Queen Elizabeth II sits during the State Opening of Parliament in the House of Lords at the Palace of Westminster on June 21, 2017 in London, United Kingdom. (Photo by Arthur Edwards - WPA Pool/Getty Images)

It was an illuminating week in news, with many-a-revelation coming to the surface—unlike, say, the names of Beyonce’s new babies, not that we’re thinking about it or anything. Let’s take a look back, shall we?

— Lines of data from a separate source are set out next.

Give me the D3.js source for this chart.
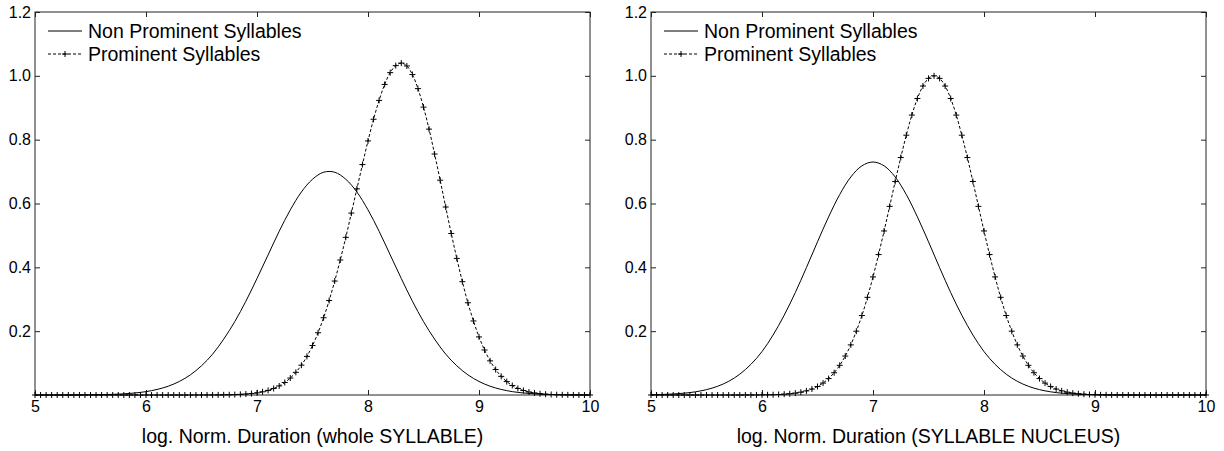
<!DOCTYPE html>
<html>
<head>
<meta charset="utf-8">
<script src="https://cdn.jsdelivr.net/npm/d3@7"></script>
<style>
	body { margin: 0; background: #fff; }
	svg { display: block; }
	text { font-family: "Liberation Sans", Arial, sans-serif; fill: #000; }
	.tick line { stroke: #222; }
	.tick text { font-size: 16px; }
	.domain { display: none; }
</style>
</head>
<body>
<svg id="chart" width="1224" height="451"></svg>
<script>
let xTicks = [5, 6, 7, 8, 9, 10];
let yTicks = [0.2, 0.4, 0.6, 0.8, 1.0, 1.2];
let seriesNames = ['Non Prominent Syllables', 'Prominent Syllables'];
let xTitles = ['log. Norm. Duration (whole SYLLABLE)', 'log. Norm. Duration (SYLLABLE NUCLEUS)'];

// solid curves: read every 0.1 from x = 5 to 10
let solidStep = 0.1;
// dashed curves with + markers: read every 0.05 from x = 5 to 10
let dashedStep = 0.05;

let nonProminentWhole = [
	0.0000, 0.0000, 0.0001, 0.0001, 0.0003, 0.0006, 0.0011, 0.0020, 0.0036, 0.0063,
	0.0106, 0.0174, 0.0275, 0.0424, 0.0632, 0.0915, 0.128, 0.175, 0.230, 0.294,
	0.365, 0.439, 0.513, 0.580, 0.636, 0.676, 0.698, 0.698, 0.676, 0.636,
	0.580, 0.513, 0.439, 0.365, 0.294, 0.230, 0.175, 0.128, 0.0915, 0.0632,
	0.0424, 0.0275, 0.0174, 0.0106, 0.0063, 0.0036, 0.0020, 0.0011, 0.0006, 0.0003,
	0.0001
];

let prominentWhole = [
	0, 0, 0, 0, 0, 0, 0, 0, 0, 0,
	0, 0, 0, 0, 0, 0, 0, 0, 0, 0,
	0, 0, 0, 0, 0, 0, 0, 0, 0, 0,
	0.0001, 0.0001, 0.0002, 0.0003, 0.0005, 0.0008, 0.0013, 0.0020, 0.0031, 0.0046,
	0.0068, 0.0100, 0.0143, 0.0204, 0.0284, 0.0392, 0.0531, 0.0710, 0.0935, 0.121,
	0.155, 0.195, 0.242, 0.296, 0.357, 0.423, 0.494, 0.570, 0.646, 0.722,
	0.796, 0.864, 0.923, 0.973, 1.010, 1.032, 1.040, 1.031, 1.004, 0.960,
	0.902, 0.833, 0.755, 0.673, 0.589, 0.506, 0.428, 0.355, 0.289, 0.232,
	0.182, 0.141, 0.107, 0.0797, 0.0584, 0.0420, 0.0297, 0.0206, 0.0141, 0.0094,
	0.0062, 0.0040, 0.0025, 0.0016, 0.0010, 0.0006, 0.0004, 0.0002, 0.0001, 0.0001,
	0
];

let nonProminentNucleus = [
	0.0009, 0.0017, 0.0032, 0.0057, 0.0100, 0.0168, 0.0273, 0.0429, 0.0653, 0.0960,
	0.136, 0.188, 0.250, 0.321, 0.399, 0.480, 0.558, 0.628, 0.683, 0.718,
	0.730, 0.718, 0.683, 0.628, 0.558, 0.480, 0.399, 0.321, 0.250, 0.188,
	0.136, 0.0960, 0.0653, 0.0429, 0.0273, 0.0168, 0.0100, 0.0057, 0.0032, 0.0017,
	0.0009, 0.0004, 0.0002, 0.0001, 0, 0, 0, 0, 0, 0,
	0
];

let prominentNucleus = [
	0, 0, 0, 0, 0, 0, 0, 0, 0, 0,
	0, 0, 0, 0, 0, 0, 0, 0.0001, 0.0001, 0.0002,
	0.0004, 0.0006, 0.0010, 0.0016, 0.0025, 0.0039, 0.0059, 0.0088, 0.0129, 0.0187,
	0.0267, 0.0374, 0.0515, 0.0698, 0.0930, 0.122, 0.157, 0.200, 0.249, 0.306,
	0.370, 0.440, 0.514, 0.591, 0.669, 0.744, 0.814, 0.877, 0.929, 0.968,
	0.992, 1.000, 0.992, 0.968, 0.929, 0.877, 0.814, 0.744, 0.669, 0.591,
	0.514, 0.440, 0.370, 0.306, 0.249, 0.200, 0.157, 0.122, 0.0930, 0.0698,
	0.0515, 0.0374, 0.0267, 0.0187, 0.0129, 0.0088, 0.0059, 0.0039, 0.0025, 0.0016,
	0.0010, 0.0006, 0.0004, 0.0002, 0.0001, 0.0001, 0, 0, 0, 0,
	0, 0, 0, 0, 0, 0, 0, 0, 0, 0,
	0
];

let plotTop = 12;
let plotBottom = 395;
let tickLen = 5;

let panels = [
	{ left: 35, right: 590, solid: nonProminentWhole, dashed: prominentWhole, title: xTitles[0] },
	{ left: 651, right: 1206, solid: nonProminentNucleus, dashed: prominentNucleus, title: xTitles[1] }
];

// turn a list of read values into {x, y} points on the sampling grid
function toPoints(values, step) {
	return values.map((v, i) => ({ x: 5 + i * step, y: v }));
}

function plusPath(size) {
	return `M${-size},0H${size}M0,${-size}V${size}`;
}

function drawPanel(chart, p) {
	let xScale = d3.scaleLinear().domain([5, 10]).range([p.left, p.right]);
	let yScale = d3.scaleLinear().domain([0, 1.2]).range([plotBottom, plotTop]);

	let g = chart.append('g');

	// box
	g.append('rect')
		.attr('x', p.left)
		.attr('y', plotTop)
		.attr('width', p.right - p.left)
		.attr('height', plotBottom - plotTop)
		.attr('fill', 'none')
		.attr('stroke', '#222')
		.attr('stroke-width', 1);

	// AXES, ticks point inward on all four sides
	g.append('g')
		.attr('transform', `translate(0,${plotBottom})`)
		.call(d3.axisBottom(xScale).tickValues(xTicks).tickFormat(d3.format('d'))
			.tickSizeInner(-tickLen).tickSizeOuter(0).tickPadding(6));

	g.append('g')
		.attr('transform', `translate(0,${plotTop})`)
		.call(d3.axisTop(xScale).tickValues(xTicks).tickFormat('')
			.tickSizeInner(-tickLen).tickSizeOuter(0));

	g.append('g')
		.attr('transform', `translate(${p.left},0)`)
		.call(d3.axisLeft(yScale).tickValues(yTicks).tickFormat(d3.format('.1f'))
			.tickSizeInner(-tickLen).tickSizeOuter(0).tickPadding(4));

	g.append('g')
		.attr('transform', `translate(${p.right},0)`)
		.call(d3.axisRight(yScale).tickValues(yTicks).tickFormat('')
			.tickSizeInner(-tickLen).tickSizeOuter(0));

	// x label
	g.append('text')
		.attr('x', (p.left + p.right) / 2)
		.attr('y', 443)
		.attr('text-anchor', 'middle')
		.style('font-size', '19.5px')
		.text(p.title);

	let line = d3.line()
		.x((d) => xScale(d.x))
		.y((d) => yScale(d.y))
		.curve(d3.curveCatmullRom);

	// non prominent: solid
	g.append('path')
		.datum(toPoints(p.solid, solidStep))
		.attr('d', line)
		.attr('fill', 'none')
		.attr('stroke', '#000')
		.attr('stroke-width', 1);

	// prominent: dashed with + markers
	let pts = toPoints(p.dashed, dashedStep);
	g.append('path')
		.datum(pts)
		.attr('d', line)
		.attr('fill', 'none')
		.attr('stroke', '#000')
		.attr('stroke-width', 1)
		.attr('stroke-dasharray', '3,2');

	g.selectAll('.mark')
		.data(pts)
		.enter()
		.append('path')
		.attr('class', 'mark')
		.attr('transform', (d) => `translate(${xScale(d.x)},${yScale(d.y)})`)
		.attr('d', plusPath(3))
		.attr('stroke', '#000')
		.attr('stroke-width', 1);

	// LEGEND
	let lx0 = p.left + 13;
	let lx1 = p.left + 47;
	let legendY = [31, 54];

	g.append('line')
		.attr('x1', lx0).attr('x2', lx1)
		.attr('y1', legendY[0]).attr('y2', legendY[0])
		.attr('stroke', '#000');

	g.append('line')
		.attr('x1', lx0).attr('x2', lx1)
		.attr('y1', legendY[1]).attr('y2', legendY[1])
		.attr('stroke', '#000')
		.attr('stroke-dasharray', '3,2');

	g.append('path')
		.attr('transform', `translate(${(lx0 + lx1) / 2},${legendY[1]})`)
		.attr('d', plusPath(3))
		.attr('stroke', '#000');

	seriesNames.forEach((name, i) => {
		g.append('text')
			.attr('x', lx1 + 6)
			.attr('y', legendY[i] + 7)
			.style('font-size', '19.5px')
			.text(name);
	});
}

let chart = d3.select('#chart');
panels.forEach((p) => drawPanel(chart, p));
</script>
</body>
</html>
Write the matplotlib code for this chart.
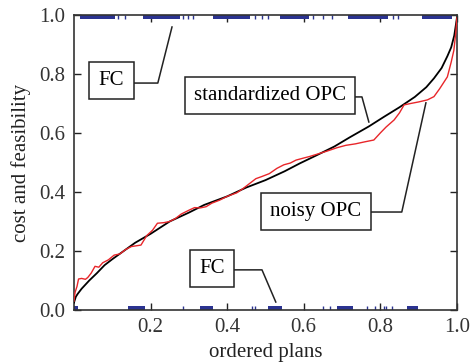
import matplotlib
matplotlib.use("Agg")
import matplotlib.pyplot as plt

# standardized OPC (black)
std_x = [0.0, 0.005, 0.01, 0.02, 0.04, 0.06, 0.08, 0.10, 0.13, 0.16, 0.20, 0.25,
         0.30, 0.34, 0.40, 0.45, 0.50, 0.55, 0.59, 0.63, 0.68, 0.72, 0.77, 0.81,
         0.85, 0.89, 0.92, 0.94, 0.96, 0.975, 0.985, 0.993, 1.0]
std_y = [0.025, 0.045, 0.055, 0.072, 0.100, 0.125, 0.152, 0.172, 0.200, 0.228, 0.258, 0.300,
         0.330, 0.356, 0.385, 0.415, 0.440, 0.470, 0.497, 0.522, 0.554, 0.585, 0.622, 0.655,
         0.687, 0.722, 0.755, 0.785, 0.820, 0.860, 0.890, 0.930, 0.990]

# noisy OPC (red)
noisy_x = [0.0, 0.003, 0.008, 0.012, 0.02, 0.03, 0.036, 0.045, 0.055, 0.065, 0.075, 0.09,
           0.105, 0.12, 0.135, 0.15, 0.165, 0.175, 0.19, 0.205, 0.218, 0.235, 0.25, 0.265,
           0.28, 0.30, 0.315, 0.33, 0.345, 0.36, 0.38, 0.40, 0.425, 0.44, 0.46, 0.475,
           0.49, 0.51, 0.53, 0.548, 0.565, 0.58, 0.60, 0.615, 0.635, 0.66, 0.687, 0.71,
           0.735, 0.76, 0.783, 0.80, 0.815, 0.836, 0.85, 0.862, 0.88, 0.90, 0.923, 0.94,
           0.955, 0.965, 0.975, 0.985, 0.992, 0.997, 1.0]
noisy_y = [0.03, 0.06, 0.08, 0.105, 0.107, 0.104, 0.11, 0.125, 0.148, 0.145, 0.16, 0.17,
           0.186, 0.19, 0.205, 0.215, 0.218, 0.22, 0.252, 0.27, 0.294, 0.296, 0.30, 0.31,
           0.325, 0.338, 0.347, 0.346, 0.35, 0.362, 0.372, 0.385, 0.397, 0.41, 0.43, 0.445,
           0.452, 0.462, 0.48, 0.492, 0.498, 0.508, 0.515, 0.52, 0.528, 0.538, 0.55, 0.558,
           0.563, 0.57, 0.576, 0.60, 0.62, 0.644, 0.668, 0.695, 0.70, 0.705, 0.712, 0.723,
           0.75, 0.77, 0.79, 0.84, 0.88, 0.94, 0.99]

# feasible plans (marks at 1.0): dense runs and single plans
feas_runs = [(0.016, 0.107), (0.18, 0.277), (0.363, 0.46), (0.538, 0.615),
             (0.715, 0.82), (0.909, 0.987)]
feas_single = [0.115, 0.133, 0.285, 0.298, 0.31, 0.473, 0.49, 0.507, 0.624,
               0.65, 0.674, 0.833, 0.846]

# infeasible plans (marks at 0.0)
infeas_runs = [(0.0, 0.01), (0.141, 0.185), (0.329, 0.363), (0.507, 0.542),
               (0.686, 0.729), (0.869, 0.899)]
infeas_single = [0.285, 0.464, 0.473, 0.651, 0.668, 0.764, 0.786, 0.81, 0.815, 0.83]

xticks = [0.2, 0.4, 0.6, 0.8, 1.0]
yticks = [0.0, 0.2, 0.4, 0.6, 0.8, 1.0]

plt.rcParams['font.family'] = ['Liberation Serif', 'DejaVu Serif']

fig = plt.figure(figsize=(4.74, 3.63), dpi=100)
ax = fig.add_axes([0.156, 0.146, 0.808, 0.813])

mark_h = 0.014
blue = '#2b3391'
ax.broken_barh([(a, b - a) for a, b in feas_runs], (1.0 - mark_h, mark_h),
               facecolors=blue, zorder=2)
ax.vlines(feas_single, 1.0 - mark_h, 1.0, colors=blue, lw=1, zorder=2)
ax.broken_barh([(a, b - a) for a, b in infeas_runs], (0.0, mark_h),
               facecolors=blue, zorder=2)
ax.vlines(infeas_single, 0.0, mark_h, colors=blue, lw=1, zorder=2)

ax.plot(std_x, std_y, color='black', lw=1.3, zorder=3)
ax.plot(noisy_x, noisy_y, color='#e8262a', lw=1.0, zorder=4)

# labels with connector lines
box = dict(boxstyle='square,pad=0.45', fc='white', ec='#222222', lw=1.1)
labels = [
    ("FC", 0.098, 0.778, [0.154, 0.219, 0.256], [0.769, 0.769, 0.959]),
    ("standardized OPC", 0.512, 0.727, [0.726, 0.752, 0.77], [0.722, 0.722, 0.637]),
    ("noisy OPC", 0.632, 0.334, [0.770, 0.856, 0.919], [0.332, 0.332, 0.702]),
    ("FC", 0.36, 0.141, [0.415, 0.491, 0.527], [0.136, 0.136, 0.027]),
]
for txt, tx, ty, lx, ly in labels:
    ax.plot(lx, ly, color='#222222', lw=1.1, zorder=5)
    ax.text(tx, ty, txt, ha='center', va='center', fontsize=15, bbox=box, zorder=6)

ax.set_xlim(0, 1)
ax.set_ylim(0, 1)
ax.set_xticks(xticks)
ax.set_xticklabels(["%.1f" % v for v in xticks])
ax.set_yticks(yticks)
ax.set_yticklabels(["%.1f" % v for v in yticks])
ax.tick_params(direction='in', length=5, width=1, top=True, right=True,
               labelsize=15, colors='#222222', labelcolor='#333333', pad=6)
for s in ax.spines.values():
    s.set_linewidth(1.2)
    s.set_color('#333333')

ax.set_xlabel("ordered plans", fontsize=15, color='#222222', labelpad=4)
ax.set_ylabel("cost and feasibility", fontsize=15, color='#222222', labelpad=6)

fig.savefig('out.png', dpi=100)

A new study revealed that some 61 percent of mothers have felt shamed for their parenting choices. University of Michigan’s C.S. Mott Children’s Hospital polled 475 mothers, whose children range in age from newborns to 5 years old. Discipline was the most common source of criticism, but mothers reported being raked over the coals for their children’s diet, sleep patterns, and — surprise, surprise — their decision of whether or not to breastfeed. Most of the shaming was done by family members: parents, co-parents, in-laws. But moms, ignore the haters. You’re definitely not the worst parents out there.

Nearly one year ago, Diamond Reynolds broadcast a Facebook Live video of her dying boyfriend, Philando Castile, moments after he had been shot by a police officer during a routine traffic stop. This week, heartbreaking new footage pertaining to the incident was released. Reynolds can be seen crying and screaming in the back of the police car as her 4-year-old daughter begs her to be quiet. “Mom, please stop cussing and screaming ’cause I don’t want you to get shooted,” the child says. “I can keep you safe.” Castile did not survive the shooting. The police officer who killed him was recently acquitted of all charges.

A 12-year-old Mormon girl came out to her congregation while speaking from a church pulpit. The child, identified only as Savannah, had previously revealed her identity to her parents, who gave her their support. “I hope to find a partner and have a great job. I hope to get married and have a family,” Savannah says during her speech, which was filmed by a friend. “I know I can have all of these things as a lesbian and be happy.” Savannah’s microphone cut out before she finished her testimony, but dang, that kid is brave.

What can Queen’s Elizabeth II’s hat tell us about her personal politics? Why, everything, of course. This week, the Queen delivered a speech outlining the U.K. government’s agenda, during which she presented an optimistic view of Britain’s upcoming departure from the EU. But some cryptographers on Twitter posited that the Queen was in fact making a subtle demonstration against Brexit because she, uh, wore a hat that looked sort of like the EU flag? The speculation was all done in jest, of course, and it’s probably safe to assume that the Queen’s wardrobe choices are primarily driven by her predilection for monochromatic ensembles. So no, the Queen is not sending us subtle messages with her clothing. OR IS SHE??